The garnet-throated hummingbird is 12 to 12.4 cm long and weighs 5.6 to 7.1 g. Both sexes have a short, straight, black bill. The adult male's upperparts are iridescent green. Much of the face is black, with a small white spot behind the eye. The gorget is shining rosy pink and the breast iridescent violet-blue. The rest of the underparts are blackish with mottled green flanks. The wings are rufous with dark brown tips to the feathers. The tail is dark purple with gray tips on the outer feathers. The adult female also has iridescent green upperparts. The underparts are dusky gray, usually with small pinkish dots on the throat. The wings and tail are similar to the male's but the outer tail feathers have white tips. Juvenile males are similar to the adult female but with darker underparts and buff fringes on the chest feathers. Juvenile females are similar to the adult but with buff fringes on the head feathers.
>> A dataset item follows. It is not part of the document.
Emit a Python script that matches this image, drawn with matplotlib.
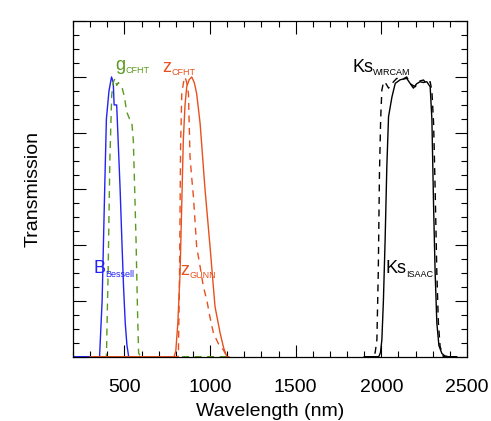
import matplotlib
matplotlib.use("Agg")
import matplotlib.pyplot as plt
from matplotlib.ticker import MultipleLocator
from matplotlib.transforms import offset_copy

plt.rcParams["font.family"] = ["Liberation Sans", "DejaVu Sans"]

# filter curves: wavelength (nm), transmission
b_bessell_wl = [200, 340, 355, 370, 385, 395, 410, 425, 435, 440, 455, 465, 475, 485, 495, 505, 515, 525, 540]
b_bessell_tr = [0, 0, 0.0, 0.2, 0.6, 0.85, 0.95, 1.0, 0.98, 0.9, 0.9, 0.75, 0.6, 0.42, 0.25, 0.12, 0.04, 0.0, 0]

g_cfht_wl = [300, 395, 405, 415, 426, 435, 445, 455, 465, 475, 485, 500, 513, 530, 543, 552, 560, 568, 576, 583, 595, 1100]
g_cfht_tr = [0, 0, 0.3, 0.7, 0.935, 0.98, 0.995, 0.97, 0.98, 0.97, 0.965, 0.93, 0.876, 0.85, 0.84, 0.775, 0.6, 0.417, 0.18, 0.013, 0, 0]

z_gunn_wl = [300, 790, 800, 812, 825, 835, 844, 854, 864, 878, 893, 908, 922, 942, 971, 1000, 1029, 1059, 1080, 1098, 1110]
z_gunn_tr = [0, 0, 0.02, 0.12, 0.30, 0.55, 0.775, 0.90, 0.965, 0.99, 1.0, 0.98, 0.94, 0.834, 0.596, 0.393, 0.179, 0.084, 0.03, 0.0, 0]

z_cfht_wl = [780, 815, 822, 828, 835, 845, 854, 864, 874, 883, 893, 903, 922, 942, 961, 981, 1000, 1020, 1050, 1078, 1090, 1100]
z_cfht_tr = [0, 0, 0.3, 0.75, 0.94, 0.98, 1.0, 0.98, 0.94, 0.715, 0.64, 0.572, 0.393, 0.322, 0.25, 0.203, 0.14, 0.084, 0.045, 0.024, 0.01, 0]

ks_wircam_wl = [1900, 1954, 1964, 1974, 1982, 1989, 1996, 2003, 2013, 2028, 2042, 2062, 2090, 2120, 2148, 2170, 2198, 2220, 2246, 2265, 2285, 2295, 2305, 2314, 2324, 2333, 2343, 2362, 2400]
ks_wircam_tr = [0, 0, 0.015, 0.06, 0.3, 0.656, 0.85, 0.953, 0.983, 0.975, 0.96, 0.977, 0.995, 0.99, 1.0, 0.975, 0.965, 0.985, 0.989, 0.975, 0.983, 0.95, 0.834, 0.6, 0.298, 0.12, 0.036, 0, 0]

ks_isaac_wl = [1900, 1985, 1995, 2003, 2012, 2022, 2032, 2042, 2062, 2081, 2110, 2148, 2170, 2187, 2205, 2226, 2245, 2265, 2285, 2295, 2305, 2314, 2324, 2336, 2353, 2370, 2392, 2440]
ks_isaac_tr = [0, 0, 0.015, 0.06, 0.2, 0.417, 0.68, 0.858, 0.929, 0.977, 0.99, 0.995, 0.975, 0.96, 0.975, 0.983, 0.98, 0.983, 0.965, 0.85, 0.536, 0.3, 0.12, 0.04, 0.012, 0.003, 0, 0]

blue = "#2323f5"
green = "#5a9a1e"
red = "#e8501e"

fig = plt.figure(figsize=(4.91, 4.21), dpi=100)
ax = fig.add_axes([73 / 491, 1 - 356.7 / 421, (467 - 73) / 491, (356.7 - 21) / 421])

ax.plot(b_bessell_wl, b_bessell_tr, color=blue, lw=1.0)
ax.plot(g_cfht_wl, g_cfht_tr, color=green, lw=1.0, ls=(0, (5, 4)))
ax.plot(z_gunn_wl, z_gunn_tr, color=red, lw=1.0)
ax.plot(z_cfht_wl, z_cfht_tr, color=red, lw=1.0, ls=(0, (5, 4)))
ax.plot(ks_isaac_wl, ks_isaac_tr, color="black", lw=1.0)
ax.plot(ks_wircam_wl, ks_wircam_tr, color="black", lw=1.0, ls=(0, (5, 4)))

ax.set_xlim(200, 2500)
ax.set_ylim(0, 1.2)
ax.xaxis.set_major_locator(MultipleLocator(500))
ax.xaxis.set_minor_locator(MultipleLocator(100))
ax.yaxis.set_major_locator(MultipleLocator(0.2))
ax.yaxis.set_minor_locator(MultipleLocator(0.05))
ax.tick_params(which="both", direction="in", top=True, right=True, width=0.8)
ax.tick_params(which="major", length=9)
ax.tick_params(which="minor", length=4.5)
ax.tick_params(axis="x", labelsize=14, pad=16)
ax.set_yticklabels([])
ax.set_xticks([500, 1000, 1500, 2000, 2500])
for s in ax.spines.values():
    s.set_linewidth(0.9)

ax.set_xlabel("Wavelength (nm)", fontsize=14, labelpad=5)
ax.set_ylabel("Transmission", fontsize=14, labelpad=19)

labels = [
    ("B", "Bessell", 317, 0.299, blue),
    ("z", "GUNN", 825, 0.292, red),
    ("z", "CFHT", 720, 1.018, red),
    ("g", "CFHT", 445, 1.025, green),
    ("Ks", "WIRCAM", 1830, 1.018, "black"),
    ("Ks", "ISAAC", 2022, 0.299, "black"),
]

renderer = fig.canvas.get_renderer()
for main, sub, x, y, c in labels:
    t = ax.text(x, y, main, color=c, fontsize=13, ha="left", va="baseline")
    w = t.get_window_extent(renderer).width
    tr = offset_copy(ax.transData, fig=fig, x=w * 72 / fig.dpi, y=-2.5, units="points")
    ax.text(x, y, sub, color=c, fontsize=6.5, ha="left", va="baseline", transform=tr)

fig.savefig("out.png", dpi=100)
==Distribution and habitat==

The garnet-throated hummingbird is found discontinuously from Mexico's Guerrero, Puebla, and Veracruz states south through Guatemala into El Salvador and Honduras. It inhabits the interior and edges of tropical forest, cloudforest, and pine-oak forest and also scrublands. In elevation it ranges between 1200 and 3000 m but is most numerous between 1500 and 2300 m; in Honduras it occurs only above 1600 m.

==Behavior==
===Movement===

The garnet-throated hummingbird moves between higher elevation during the breeding season to lower elevation outside it.

==Feeding==

The garnet-throated hummingbird feeds on nectar from flowering shrubs and trees, especially those of genera Inga and Erythrina. It tends to forage below 10 m of the ground. Males defend feeding territories. In addition to nectar, the species feeds on small insects captured by hawking from a perch.

==Breeding==

The garnet-throated hummingbird breeds in April and May on the Atlantic slope and between December and March on the Pacific slope. The female builds a bulky cup nest of moss, leaf parts, and pine needles lined with softer plant fibers. It often attaches the nest to exposed roots on earth banks such as those of streams. The incubation length and time to fledging are not known.

===Vocalization===

The garnet-throated hummingbird's song is "a soft, gruff, dry, crackling warble intermixed by nasal, gurgling notes." Its calls include "a nasal 'nyik' and 'choiw', high-pitched chips and a sharp, slightly buzzy 'tis-i-tyu-tyu'."

==Status==

The IUCN has assessed the garnet-throated hummingbird as being of least concern, though its population size and trend are not known. It is locally common, even in human-modified environments as long as some forest remains. However,
the Mexican government at one time considered it Threatened.